La taxe d'hébergement est une « taxe » perçue par Revenu Québec et redistribuée ensuite intégralement à Tourisme Montréal, indique Revenu Québec. Cette taxe est payée par les touristes qui louent des chambres d'hôtel à Montréal.

Le professeur Michel Magnan, titulaire de la Chaire en gouvernance Stephen A. Jarislowsky à l'Université Concordia, est favorable au fait que Tourisme Montréal divulgue le montant individuel de ses subventions.

« Ça devient une question de principe en matière de transparence et de gouvernance. Ce serait judicieux de divulguer dans la mesure où on se donne une politique de reddition de comptes. » - Michel Magnan

« D'un point de vue de gouvernance, les fonds proviennent dans l'ensemble des payeurs de taxes. L'organisme est dans son droit de ne pas le divulguer [Tourisme Montréal est un organisme sans but lucratif, pas un organisme public à proprement dit], mais ça devient une question de philosophie de gouvernance. »

Michel Magnan fait valoir que ce type d'information n'est pas sensible sur le plan stratégique ou commercial. Ottawa, Québec et la Ville de Montréal les dévoilent d'ailleurs de leur côté. D'autres associations touristiques régionales donnent aussi le montant des subventions : l'Office de tourisme de Québec a accordé 412 500 $ au Carnaval de Québec en 2018 et 112 500 $ au Festival d'été de Québec en 2017, et Tourisme Mauricie a accordé 26 600 $ au Festival western de St-Tite en 2017.

« Les autres instances le divulguent, mais ce ne sont pas des secrets d'affaires, indique le professeur Magnan. Surtout compte tenu de leur historique [de Tourisme Montréal], on aurait tendance à pencher dans un excès [pour divulguer]. »

En 2013, Tourisme Montréal avait été critiqué par le Vérificateur général du Québec pour sa gestion et la rémunération consentie à son ex-PDG Charles Lapointe, qui touchait 398 300 $ par an. Il avait aussi une allocation annuelle pour une voiture même si Tourisme Montréal lui en fournissait une. M. Lapointe s'était aussi fait rembourser des frais en double (10 000 $ sur trois ans) et il avait déduit sur sa déclaration d'impôt personnelle 64 000 $ en dons de charité qui avaient été remboursés par Tourisme Montréal, selon Radio-Canada.

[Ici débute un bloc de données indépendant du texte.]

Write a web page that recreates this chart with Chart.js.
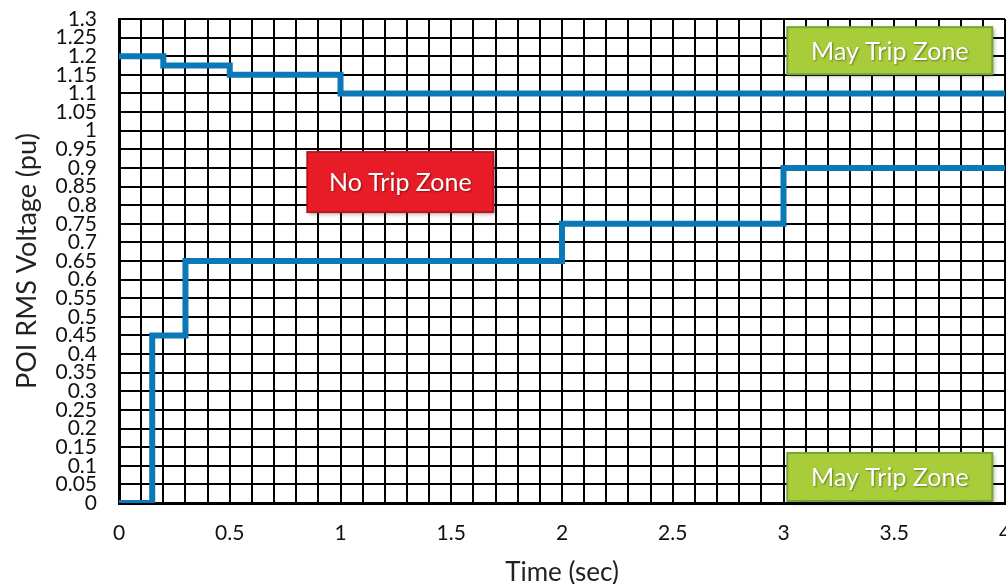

M. Lapointe est parti de Tourisme Montréal avec une indemnité de départ de 654 000 $.

Tourisme Montréal indique avoir changé ses politiques de gouvernance après le dossier de la rémunération de Charles Lapointe. Mais la rémunération de ses hauts dirigeants, dont son PDG Yves Lalumière, n'est pas publique. « Comme beaucoup d'organismes privés, on ne juge pas que ce sont des informations pertinentes à rendre publiques », dit Pierre Bellerose, de Tourisme Montréal.